Zurück nach Prishtina. Die politische Situation ist hier wesentlich verzwickter als in Skopje. Der politische Disput mit Belgrad über die Unabhängigkeitsfrage und bezüglich des noch zu errichtenden serbischen Gemeindeverbands tritt auf der Stelle; die Tonlage zwischen Prishtina und Belgrad bleibt schrill. Hinzu kommt ein innenpolitisch unter Kritik stehender Premierminister Albin Kurti, dessen Politik für den Zeitraum 1.2.2021–31.1.2023 im neuesten Länderbericht zu Kosovo des Bertelsmann Transformation Index kritisch umrissen wurde: Er habe nur wenig bei der Bekämpfung von Korruption und organisierter Kriminalität erreicht, der Dialog mit Belgrad sei aufgrund dessen mangelnden Engagements ins Stocken geraten und verschleppte Reformen der Regierung etc. hätten die Transformation verlangsamt.[5] Damit war die Situation noch vor den blutigen Ereignissen der zweiten Jahreshälfte 2023 beschrieben. In Prishtina schien dies für mich als Fellow weit weg zu sein. Meinen Gesprächspartnern war jedoch in der Diskussion neben einem allgemeinen Misstrauen gegenüber „den Serben“ unter anderem Verunsicherung wie auch Selbstbewusstsein herauszuhören. Einerseits waren sie hinsichtlich der EU-Politik gegenüber Serbien verunsichert (und enttäuscht), andererseits zeigten sie sich gleichzeitig selbstbewusst genug, nicht hinter das Erreichte bezüglich ihrer Eigenstaatlichkeit zurücktreten zu wollen. Aber dies waren auch nur einige der Eindrücke eines heißen Herbstes auf dem Balkan, umrahmt von gewichtigen Alltagsnöten der dort lebenden Menschen, seien es die hohen Lebensmittelpreise oder die ungewissen Zukunftsaussichten.

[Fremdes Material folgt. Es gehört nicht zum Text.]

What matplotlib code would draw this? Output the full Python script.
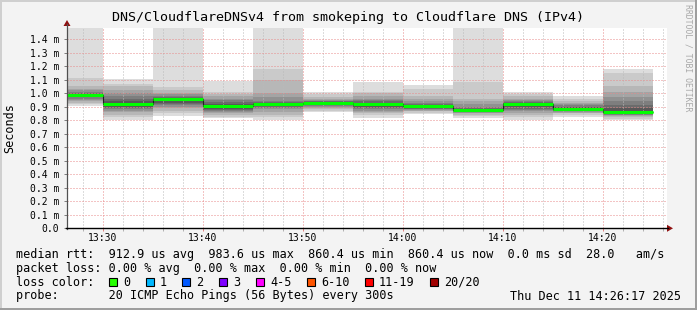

[1] J. A. Cuddon, Jugoslawien. Ein Führer. München 1967, 240 (zu Skopje), 323 (zu Prishtina).
[2] Siehe zu Zahlen und urbaner Geschichte: Jasna Stefanovska/Janze Koželj, Urban planning and transitional development issues: The case of Skopje, Macedonia, Urbani izziv 23 (2012), H. 1, 91–100; Besim Gollopeni, Socio-Urban Developments in Kosovo: Study Case Pristina, Micro Macro & Mezzo Geo Information 6 (2016), 81-93.
[3] Siehe die Verlautbarungen vom 15.12.2023: Population projections of the Republic of North Macedonia by 2070, unter: https://www.stat.gov.mk/Aktivnosti_en.aspx?rbra=338
[4] Andreas Ernst, Ex-Guerillakommandant und Albaner – das multiethnische Nordmazedonien hat einen neuen Regierungschef, NZZ v. 31.1.2024, https://www.nzz.ch/international/nordmazedonien-eine-funktionierende-multiethnische-demokratie-in-europa-ld.1776575
[5] Bertelsmann Stiftung, BTI 2024 Country Report — Kosovo. Gütersloh: Bertelsmann Stiftung, 2024, 3.